Seeming, in part, to defy gravity - the towers of the One Central Park project have transformed Sydney's skyline.

A vertical landscape garden, designed in collaboration with French artist and botanist Patrick Blanc, covers much of the buildings' facades.

The Foundation Louis Vuitton is in Paris.

Housing an art collection and hosting concerts, it is a "glass cloud" of 12 curved sails that emerge from the Bois de Boulogne.

More than 3,000 curved glass panels were used in construction.

This photo was taken at the Waterbank Campus at Endana Secondary School in Laikipia, Kenya. Each building at the school harvests rainwater.

The football stadium seating - with the rear of the structure shown here - is no exception.

The Ocean Cleanup is inspired by Dutch environmentalist Boyan Slat - who, at the age of 16, encountered more plastic bags than fish in the waters off Greece.

It's a proposal for a network of floating barriers which cause natural currents to push plastics towards a central platform - to then be removed from the water.

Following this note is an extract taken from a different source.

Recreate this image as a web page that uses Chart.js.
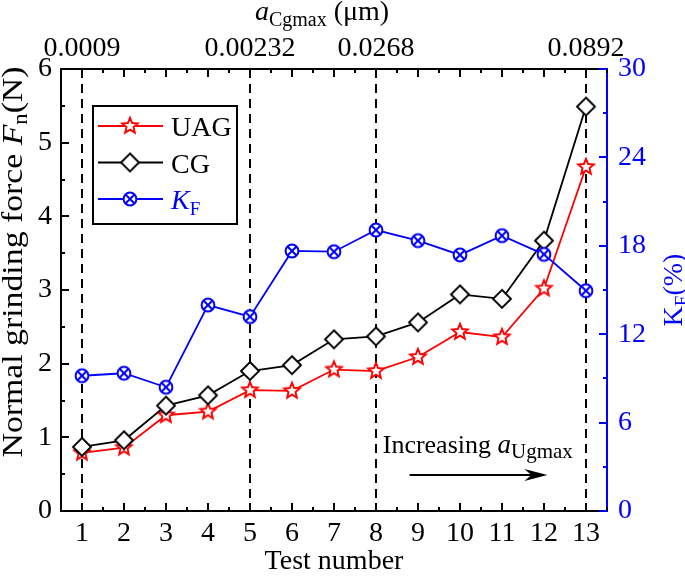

These lampshades have been "grown".

Created by Ecovative, they are made out of high-performing biocomposite material - which uses fungal mycelium, the root-like structure of a mushroom.

It means that agricultural waste products can be glued together into products - which can then be returned to the soil as a nutrient at the end of their useful lives.

As in previous years, the nominees in the transport section are focused mainly on eco-production and efficiency.

The i8 plug-in hybrid from BMW claims to have increased efficiency due to its lightweight construction.

And although it may look a little less sporty, the key thing about this car from Google is that it can drive itself.

Loopwheels are designed to give bicycle and wheelchair users a smoother ride.

They have suspension built in, with a spring system made of three loops.

The loops - made from carbon composite material - replace conventional spokes.

In Spring 2014, Norges Bank (Norway's Central Bank) held a competition to design new banknotes - communicating the theme "The Sea".

In the end, two designers' entries were chosen.

Metric Design provided more traditional artwork for one side of each note.

And Snohetta Design used more modern pixel motifs.

Designs of the Year 2015 is at the Design Museum London until 23 August.